[EM] EM Metrics
Kristofer Munsterhjelm
km-elmet at broadpark.no
Thu Jan 29 02:04:15 PST 2009
Paul Kislanko wrote:
> Seeing "RRV" used in a post reminded me of some earlier discussions.
> Analysis of team computer rankings in sports that do NOT have
> round-robin schedules use "Retrodictive Ranking Violations" to
> characterize computer ratings with A>B after B has won a match against
> A. (This is not an "error", since the rating that has A>B may have
> noticed A has 10 wins over {C}s, each of which has beaten B.)
>
> But this leads to a thought.
>
> Suppose an Election Method results in an ordered list of alternatives
> {1st 2nd 3rd....} (trivial for Plurality, and well-defined for any
> method if we accept {2nd, 2nd, 5th, 5th, 5th,...} for ranked methods
> that result in "ties")
>
> For each ranked ballot (for plurality we assume a "ranked ballot" that
> looks like {1st, last, last, last, ...}, for approval we assume a
> "ranked ballot" that looks like {1st, 1st, 1st, .... last, last, last} )
> we can find RRV(ballot) = SUM over pairs(x,y) (Altx > Alty in EM but
> Alty > Altx in ballot)
>
> This is just the Kendall tau rank correlation "distance" = # of swaps
> required by a bubble sort to turn {ballot} into {EM result}
>
> Something like that could be exploited to avoid the nebulous notion of
> utility and define (voter(s) who cast {ballot})'s (lack of)
> "satisfaction index" unambiguously and entirely with respect to the EM
> used to form the election results list.
Isn't that just the metric that Kemeny-Young tries to optimize?

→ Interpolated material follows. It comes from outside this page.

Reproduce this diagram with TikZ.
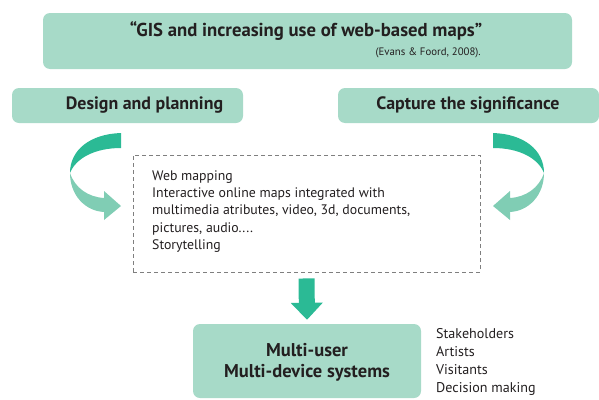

Try
every possible social ordering, and for each pair of preferences
consistent with that ordering, the score is the sum of the number of
voters that agree with it.
This can be calculated by the Condorcet matrix alone.
Assuming I'm correct, we can look at Kemeny to see where taking this to
an extreme will get us. Kemeny has some nice properties, and it's the
only Condorcet method that meets Reinforcement (if the rank is the same
in two districts, it's also the same in those districts combined).
However, it is not cloneproof, and one can't determine the winner in
polytime unless P = NP.
This, in turn, leads one to ask: what polytime method gets closest to
the Kemeny ideal? What cloneproof one does, and what method that is both?